RICHARD WALKER / RWALKER@STARBULLETIN.COM
A recent acquisition was one reason cited by General Growth Properties, owner of Ala Moana Center, for a 78 percent decline in first-quarter earnings. Above, shoppers mobbed Ala Moana Center on the last Saturday before Christmas.
|
|
Ala Moana Center owner
reports drop in net income
Its recent purchase of the Rouse Co.
caused a 78 percent drop in
first-quarter earnings
By Daniel Taub and Jessica Brice
Bloomberg News
General Growth Properties Inc., the owner of Ala Moana Center and Victoria Ward shopping centers, said first-quarter earnings fell 78 percent on higher costs and interest expenses related to a recent acquisition.

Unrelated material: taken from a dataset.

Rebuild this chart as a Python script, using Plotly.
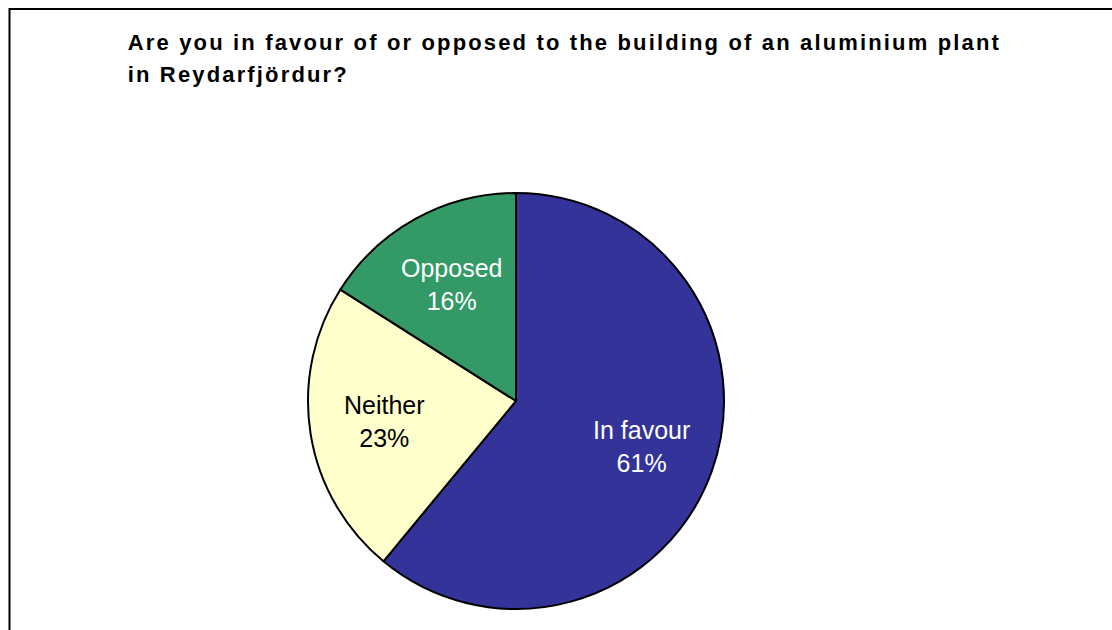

Net income fell to $13.1 million, or 6 cents a share, from $59.1 million, or 27 cents, a year earlier, the Chicago-based company said yesterday.
Revenue almost doubled to $709.5 million from $359.8 million because of an increase in rents and store sales.

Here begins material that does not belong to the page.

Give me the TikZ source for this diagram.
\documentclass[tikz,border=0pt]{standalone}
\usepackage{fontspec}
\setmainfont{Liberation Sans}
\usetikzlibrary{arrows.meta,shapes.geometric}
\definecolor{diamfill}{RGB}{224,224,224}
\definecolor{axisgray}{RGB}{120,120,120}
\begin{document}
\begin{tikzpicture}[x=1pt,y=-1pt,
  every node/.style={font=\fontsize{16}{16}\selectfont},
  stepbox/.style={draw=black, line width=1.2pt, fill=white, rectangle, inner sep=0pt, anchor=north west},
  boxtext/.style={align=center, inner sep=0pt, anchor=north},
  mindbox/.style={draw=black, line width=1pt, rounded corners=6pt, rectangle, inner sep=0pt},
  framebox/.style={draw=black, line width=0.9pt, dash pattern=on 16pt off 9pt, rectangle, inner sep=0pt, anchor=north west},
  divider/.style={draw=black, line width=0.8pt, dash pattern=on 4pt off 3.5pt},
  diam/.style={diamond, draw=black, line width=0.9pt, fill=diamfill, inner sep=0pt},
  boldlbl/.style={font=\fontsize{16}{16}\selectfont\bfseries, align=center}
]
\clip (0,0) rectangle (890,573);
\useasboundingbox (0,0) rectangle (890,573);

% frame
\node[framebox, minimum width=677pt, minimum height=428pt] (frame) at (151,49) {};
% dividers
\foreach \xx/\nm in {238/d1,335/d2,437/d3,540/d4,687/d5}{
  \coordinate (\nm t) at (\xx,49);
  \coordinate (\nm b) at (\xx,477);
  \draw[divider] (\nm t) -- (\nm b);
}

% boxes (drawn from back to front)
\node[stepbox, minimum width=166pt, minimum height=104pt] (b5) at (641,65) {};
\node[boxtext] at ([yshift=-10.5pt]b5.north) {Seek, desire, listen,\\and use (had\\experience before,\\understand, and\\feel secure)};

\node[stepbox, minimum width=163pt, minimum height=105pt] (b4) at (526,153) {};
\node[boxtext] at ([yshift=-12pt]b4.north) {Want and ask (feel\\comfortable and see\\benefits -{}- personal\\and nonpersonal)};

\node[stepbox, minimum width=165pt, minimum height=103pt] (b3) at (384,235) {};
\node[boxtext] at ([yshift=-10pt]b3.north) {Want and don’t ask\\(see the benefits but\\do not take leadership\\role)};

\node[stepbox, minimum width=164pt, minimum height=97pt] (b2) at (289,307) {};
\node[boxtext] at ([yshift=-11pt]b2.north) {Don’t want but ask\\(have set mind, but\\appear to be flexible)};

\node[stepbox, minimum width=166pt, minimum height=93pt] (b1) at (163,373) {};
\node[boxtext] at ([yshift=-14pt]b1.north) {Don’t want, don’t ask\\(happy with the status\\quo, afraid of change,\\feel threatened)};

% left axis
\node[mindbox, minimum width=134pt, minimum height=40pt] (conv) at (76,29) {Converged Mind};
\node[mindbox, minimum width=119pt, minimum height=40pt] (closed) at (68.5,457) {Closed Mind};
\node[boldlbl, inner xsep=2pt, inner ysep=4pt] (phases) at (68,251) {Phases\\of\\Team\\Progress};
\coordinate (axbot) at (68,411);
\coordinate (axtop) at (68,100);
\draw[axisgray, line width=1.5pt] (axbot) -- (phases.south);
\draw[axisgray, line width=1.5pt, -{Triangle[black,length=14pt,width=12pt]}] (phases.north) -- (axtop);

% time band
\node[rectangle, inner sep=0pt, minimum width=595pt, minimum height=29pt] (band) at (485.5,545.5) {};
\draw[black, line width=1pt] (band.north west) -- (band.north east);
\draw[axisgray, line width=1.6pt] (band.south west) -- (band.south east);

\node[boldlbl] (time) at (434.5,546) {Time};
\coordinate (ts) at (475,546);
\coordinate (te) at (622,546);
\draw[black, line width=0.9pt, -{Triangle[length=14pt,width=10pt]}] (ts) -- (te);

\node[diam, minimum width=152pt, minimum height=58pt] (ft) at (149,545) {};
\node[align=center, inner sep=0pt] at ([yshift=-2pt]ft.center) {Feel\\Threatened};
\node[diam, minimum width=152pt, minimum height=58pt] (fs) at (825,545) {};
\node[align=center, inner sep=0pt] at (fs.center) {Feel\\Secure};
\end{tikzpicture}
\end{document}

The company's revenue was helped by rising U.S. retail industry sales and its $11.3 billion purchase of Rouse Co., which added 37 malls and four shopping centers. The acquisition also increased the company's depreciation and amortization costs and interest expenses, Chief Financial Officer Bernard Freibaum said in an interview.
"Earnings per share were down because we have a huge amount of depreciation, a non-cash expense, that comes from the purchase of the Rouse Co.," Freibaum said. Interest expenses also climbed because the acquisition "was done primarily with debt."
General Growth's funds from operations, a measure of cash flow used by real estate investment trusts, rose 26 percent to $209.6 million, or 72 cents a share, from $163.7 million, or 60 cents. On that basis, which doesn't comply with generally accepted accounting principles, results beat the 71-cent average estimate of 13 analysts surveyed by Thomson Financial.
Freibaum said rising retail sales have benefited the mall owner, which receives a percentage of tenants' revenue.
"Consumers are more than two-third of the economy and they continue to spend," he said. "That's directly tied into our business. We have lots of retailers who want to open up new stores."
Comparable center net operating income rose 5 percent in the first quarter. Mall-shop occupancy fell to 90 percent at the end of the quarter from 90.4 percent a year earlier.
Sales per square foot, on a trailing 12-month basis as of March 31, rose to $416 from $359.
General Growth owns stakes in and manages 209 regional malls in 44 U.S. states, encompassing about 200 million square feet of space. The company is second in size to Simon Property Group Inc., which controls 202 million square feet of space. Simon last week said that its first-quarter earnings rose 34 percent as revenue jumped the most in 5 1/2 years.